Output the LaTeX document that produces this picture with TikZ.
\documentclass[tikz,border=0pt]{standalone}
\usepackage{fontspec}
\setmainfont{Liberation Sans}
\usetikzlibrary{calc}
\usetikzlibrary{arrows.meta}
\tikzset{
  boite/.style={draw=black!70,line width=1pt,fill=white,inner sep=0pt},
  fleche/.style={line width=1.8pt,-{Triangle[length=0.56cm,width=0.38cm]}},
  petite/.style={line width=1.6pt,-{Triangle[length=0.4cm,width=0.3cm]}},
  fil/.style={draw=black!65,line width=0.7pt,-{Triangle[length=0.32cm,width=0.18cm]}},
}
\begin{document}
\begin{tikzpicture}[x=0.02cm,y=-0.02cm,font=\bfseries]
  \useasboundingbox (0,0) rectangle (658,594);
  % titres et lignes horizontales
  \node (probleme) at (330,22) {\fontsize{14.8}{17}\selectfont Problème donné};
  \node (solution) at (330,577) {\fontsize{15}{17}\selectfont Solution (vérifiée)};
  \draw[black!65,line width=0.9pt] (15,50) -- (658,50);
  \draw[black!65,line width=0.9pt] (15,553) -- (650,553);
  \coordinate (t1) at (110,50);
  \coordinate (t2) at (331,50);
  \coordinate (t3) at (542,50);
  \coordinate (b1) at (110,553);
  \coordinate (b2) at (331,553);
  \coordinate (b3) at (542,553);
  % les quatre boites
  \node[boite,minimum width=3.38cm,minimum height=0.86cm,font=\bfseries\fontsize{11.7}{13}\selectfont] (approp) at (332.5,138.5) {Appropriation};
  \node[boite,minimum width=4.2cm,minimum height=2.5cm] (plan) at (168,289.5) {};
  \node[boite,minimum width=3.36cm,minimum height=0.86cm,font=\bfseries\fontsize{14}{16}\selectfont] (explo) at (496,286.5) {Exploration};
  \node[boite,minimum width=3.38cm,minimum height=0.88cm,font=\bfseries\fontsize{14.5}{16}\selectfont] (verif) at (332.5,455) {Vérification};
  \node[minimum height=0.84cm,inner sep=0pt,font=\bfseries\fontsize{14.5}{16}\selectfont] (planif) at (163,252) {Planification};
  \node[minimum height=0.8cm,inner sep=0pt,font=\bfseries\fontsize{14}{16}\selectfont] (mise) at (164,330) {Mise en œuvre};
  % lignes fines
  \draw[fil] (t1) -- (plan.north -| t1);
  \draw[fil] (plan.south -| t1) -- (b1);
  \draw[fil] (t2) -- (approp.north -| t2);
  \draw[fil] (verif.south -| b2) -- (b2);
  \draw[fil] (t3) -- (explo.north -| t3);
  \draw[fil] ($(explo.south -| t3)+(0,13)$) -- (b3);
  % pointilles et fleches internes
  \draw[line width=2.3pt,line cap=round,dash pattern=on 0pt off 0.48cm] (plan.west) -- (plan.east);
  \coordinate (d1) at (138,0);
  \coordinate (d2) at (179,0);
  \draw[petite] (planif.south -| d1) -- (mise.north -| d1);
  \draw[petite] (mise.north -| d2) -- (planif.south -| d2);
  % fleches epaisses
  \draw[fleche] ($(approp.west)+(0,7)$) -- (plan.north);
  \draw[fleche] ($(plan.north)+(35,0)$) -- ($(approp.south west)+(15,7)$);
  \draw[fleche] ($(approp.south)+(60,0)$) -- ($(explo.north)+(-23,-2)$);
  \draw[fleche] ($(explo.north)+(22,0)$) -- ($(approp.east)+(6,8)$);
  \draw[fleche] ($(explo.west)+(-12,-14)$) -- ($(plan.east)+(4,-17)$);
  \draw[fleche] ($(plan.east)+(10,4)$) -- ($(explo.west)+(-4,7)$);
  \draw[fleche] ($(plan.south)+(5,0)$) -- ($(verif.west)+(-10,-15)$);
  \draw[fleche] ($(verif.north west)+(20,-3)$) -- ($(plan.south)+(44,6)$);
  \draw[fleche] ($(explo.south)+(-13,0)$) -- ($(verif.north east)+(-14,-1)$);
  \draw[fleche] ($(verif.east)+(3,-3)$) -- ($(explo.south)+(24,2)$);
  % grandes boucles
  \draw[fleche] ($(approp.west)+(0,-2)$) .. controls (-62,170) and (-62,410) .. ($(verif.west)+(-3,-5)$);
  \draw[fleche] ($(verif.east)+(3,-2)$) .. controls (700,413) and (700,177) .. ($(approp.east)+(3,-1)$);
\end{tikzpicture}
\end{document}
____________________
> _WHAT YOU SHOULD DO_
Every line above should be written out again exactly as it stands.

> _SOLUTION TO THIS PROBLEM_
Output the LaTeX document that produces this picture with TikZ.
\documentclass[tikz,border=0pt]{standalone}
\usepackage{fontspec}
\setmainfont{Liberation Sans}
\usetikzlibrary{calc}
\usetikzlibrary{arrows.meta}
\tikzset{
  boite/.style={draw=black!70,line width=1pt,fill=white,inner sep=0pt},
  fleche/.style={line width=1.8pt,-{Triangle[length=0.56cm,width=0.38cm]}},
  petite/.style={line width=1.6pt,-{Triangle[length=0.4cm,width=0.3cm]}},
  fil/.style={draw=black!65,line width=0.7pt,-{Triangle[length=0.32cm,width=0.18cm]}},
}
\begin{document}
\begin{tikzpicture}[x=0.02cm,y=-0.02cm,font=\bfseries]
  \useasboundingbox (0,0) rectangle (658,594);
  % titres et lignes horizontales
  \node (probleme) at (330,22) {\fontsize{14.8}{17}\selectfont Problème donné};
  \node (solution) at (330,577) {\fontsize{15}{17}\selectfont Solution (vérifiée)};
  \draw[black!65,line width=0.9pt] (15,50) -- (658,50);
  \draw[black!65,line width=0.9pt] (15,553) -- (650,553);
  \coordinate (t1) at (110,50);
  \coordinate (t2) at (331,50);
  \coordinate (t3) at (542,50);
  \coordinate (b1) at (110,553);
  \coordinate (b2) at (331,553);
  \coordinate (b3) at (542,553);
  % les quatre boites
  \node[boite,minimum width=3.38cm,minimum height=0.86cm,font=\bfseries\fontsize{11.7}{13}\selectfont] (approp) at (332.5,138.5) {Appropriation};
  \node[boite,minimum width=4.2cm,minimum height=2.5cm] (plan) at (168,289.5) {};
  \node[boite,minimum width=3.36cm,minimum height=0.86cm,font=\bfseries\fontsize{14}{16}\selectfont] (explo) at (496,286.5) {Exploration};
  \node[boite,minimum width=3.38cm,minimum height=0.88cm,font=\bfseries\fontsize{14.5}{16}\selectfont] (verif) at (332.5,455) {Vérification};
  \node[minimum height=0.84cm,inner sep=0pt,font=\bfseries\fontsize{14.5}{16}\selectfont] (planif) at (163,252) {Planification};
  \node[minimum height=0.8cm,inner sep=0pt,font=\bfseries\fontsize{14}{16}\selectfont] (mise) at (164,330) {Mise en œuvre};
  % lignes fines
  \draw[fil] (t1) -- (plan.north -| t1);
  \draw[fil] (plan.south -| t1) -- (b1);
  \draw[fil] (t2) -- (approp.north -| t2);
  \draw[fil] (verif.south -| b2) -- (b2);
  \draw[fil] (t3) -- (explo.north -| t3);
  \draw[fil] ($(explo.south -| t3)+(0,13)$) -- (b3);
  % pointilles et fleches internes
  \draw[line width=2.3pt,line cap=round,dash pattern=on 0pt off 0.48cm] (plan.west) -- (plan.east);
  \coordinate (d1) at (138,0);
  \coordinate (d2) at (179,0);
  \draw[petite] (planif.south -| d1) -- (mise.north -| d1);
  \draw[petite] (mise.north -| d2) -- (planif.south -| d2);
  % fleches epaisses
  \draw[fleche] ($(approp.west)+(0,7)$) -- (plan.north);
  \draw[fleche] ($(plan.north)+(35,0)$) -- ($(approp.south west)+(15,7)$);
  \draw[fleche] ($(approp.south)+(60,0)$) -- ($(explo.north)+(-23,-2)$);
  \draw[fleche] ($(explo.north)+(22,0)$) -- ($(approp.east)+(6,8)$);
  \draw[fleche] ($(explo.west)+(-12,-14)$) -- ($(plan.east)+(4,-17)$);
  \draw[fleche] ($(plan.east)+(10,4)$) -- ($(explo.west)+(-4,7)$);
  \draw[fleche] ($(plan.south)+(5,0)$) -- ($(verif.west)+(-10,-15)$);
  \draw[fleche] ($(verif.north west)+(20,-3)$) -- ($(plan.south)+(44,6)$);
  \draw[fleche] ($(explo.south)+(-13,0)$) -- ($(verif.north east)+(-14,-1)$);
  \draw[fleche] ($(verif.east)+(3,-3)$) -- ($(explo.south)+(24,2)$);
  % grandes boucles
  \draw[fleche] ($(approp.west)+(0,-2)$) .. controls (-62,170) and (-62,410) .. ($(verif.west)+(-3,-5)$);
  \draw[fleche] ($(verif.east)+(3,-2)$) .. controls (700,413) and (700,177) .. ($(approp.east)+(3,-1)$);
\end{tikzpicture}
\end{document}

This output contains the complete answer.